An excellent read. Some takeaways:

– Why effort is important [effort can make a change to the brain structure, as the brain is remarkable adaptive].

– Why deliberate practice is a crucial part to experience the “flow” condition.

– Why we have to learn how to fail and look back to our mistakes and ask: “what did I learn, how can I make it better the next time, how to make the right kind of effort”.

– IQ is not fixed, so are other qualities.

– The circle of struggle, followed by progress, followed by trying something even harder.

– Talent is common, attitude is more important.

– How should you parent for grit. What are the “wise” type of parents?

– Character is plural. There are intrapersonal character [including grit, self-control…], interpersonal character [gratitude, social intelligence), and intellectual character (curiosity, zest].

Rating

9/10

I felt like this book was very impactful. Duckworth simplified the message, shared many examples, and showed the way to grow and cultivate grit.

The book increased my hope that I can become more gritty and to reach my most important goals. That hope by itself increases my grittiness a touch.

There was so much meat in this book.
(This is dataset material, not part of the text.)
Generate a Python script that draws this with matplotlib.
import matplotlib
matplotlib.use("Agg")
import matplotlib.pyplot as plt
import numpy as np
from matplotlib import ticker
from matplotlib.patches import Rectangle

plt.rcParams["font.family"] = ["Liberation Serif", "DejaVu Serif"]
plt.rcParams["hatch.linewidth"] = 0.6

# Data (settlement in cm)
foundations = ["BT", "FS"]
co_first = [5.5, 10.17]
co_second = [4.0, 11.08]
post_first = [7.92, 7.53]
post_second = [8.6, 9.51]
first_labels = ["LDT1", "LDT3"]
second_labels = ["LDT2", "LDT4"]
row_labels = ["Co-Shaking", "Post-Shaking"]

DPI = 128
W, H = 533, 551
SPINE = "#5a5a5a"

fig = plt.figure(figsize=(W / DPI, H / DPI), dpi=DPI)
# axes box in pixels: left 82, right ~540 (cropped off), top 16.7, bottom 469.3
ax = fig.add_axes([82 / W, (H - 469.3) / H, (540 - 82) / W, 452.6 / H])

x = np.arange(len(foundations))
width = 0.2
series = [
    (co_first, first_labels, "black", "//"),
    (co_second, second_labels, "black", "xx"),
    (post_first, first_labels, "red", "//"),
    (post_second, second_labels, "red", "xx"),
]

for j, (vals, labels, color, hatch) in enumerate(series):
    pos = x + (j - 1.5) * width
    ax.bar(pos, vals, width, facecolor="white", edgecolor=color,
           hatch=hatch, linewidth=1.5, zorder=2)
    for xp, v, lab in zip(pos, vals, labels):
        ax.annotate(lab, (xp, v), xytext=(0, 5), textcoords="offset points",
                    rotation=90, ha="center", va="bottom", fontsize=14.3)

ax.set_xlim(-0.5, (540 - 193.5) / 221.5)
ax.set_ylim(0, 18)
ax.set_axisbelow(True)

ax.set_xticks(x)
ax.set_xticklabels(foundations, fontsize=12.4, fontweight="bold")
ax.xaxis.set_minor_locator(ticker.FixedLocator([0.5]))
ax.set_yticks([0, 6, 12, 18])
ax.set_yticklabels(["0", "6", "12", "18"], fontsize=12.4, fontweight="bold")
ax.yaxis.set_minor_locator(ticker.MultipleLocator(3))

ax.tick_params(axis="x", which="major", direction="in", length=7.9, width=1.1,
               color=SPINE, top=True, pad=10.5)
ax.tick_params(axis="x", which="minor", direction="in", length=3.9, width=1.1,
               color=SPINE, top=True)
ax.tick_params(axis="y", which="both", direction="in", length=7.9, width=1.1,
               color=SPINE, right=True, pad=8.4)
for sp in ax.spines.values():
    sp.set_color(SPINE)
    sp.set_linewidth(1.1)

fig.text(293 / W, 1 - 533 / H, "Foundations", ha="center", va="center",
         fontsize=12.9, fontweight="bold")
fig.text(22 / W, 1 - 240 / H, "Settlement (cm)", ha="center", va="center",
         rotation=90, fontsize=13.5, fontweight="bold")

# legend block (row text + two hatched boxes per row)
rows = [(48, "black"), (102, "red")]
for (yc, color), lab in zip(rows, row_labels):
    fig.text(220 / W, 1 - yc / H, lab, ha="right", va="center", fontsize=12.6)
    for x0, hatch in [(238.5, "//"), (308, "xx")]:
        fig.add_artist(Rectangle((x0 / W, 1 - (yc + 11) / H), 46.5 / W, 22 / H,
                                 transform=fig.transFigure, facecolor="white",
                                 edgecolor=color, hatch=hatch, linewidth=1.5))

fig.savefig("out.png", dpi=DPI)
Each chapter had me thinking and reflecting about the value and necessity of trying again.

Favourite Quotes:

  • “As much as talent counts, effort counts twice.”
  • “To be gritty is to keep putting one foot in front of the other. To be gritty is to hold fast to an interesting and purposeful goal. To be gritty is to invest, day after week after year, in challenging practice. To be gritty is to fall down seven times, and rise eight.”
  • “Language is one way to cultivate hope. But modeling a growth mindset — demonstrating by our actions that we truly believe people can learn to learn — may be even more important.”
  • “Our potential is one thing. What we do with it is quite another.”
  • “Gritty people do more deliberate practice and experience more flow.”
  • “(H)ere’s what science has to say: passion for your work is a little bit of discovery, followed by a lot of development, and then a lifetime of deepening.”
  • “There’s a vast amount of research on what happens when we believe a student is especially talented. We begin to lavish extra attention on them and hold them to higher expectations. We expect them to excel, and that expectation becomes a self-fulfilling prophecy.”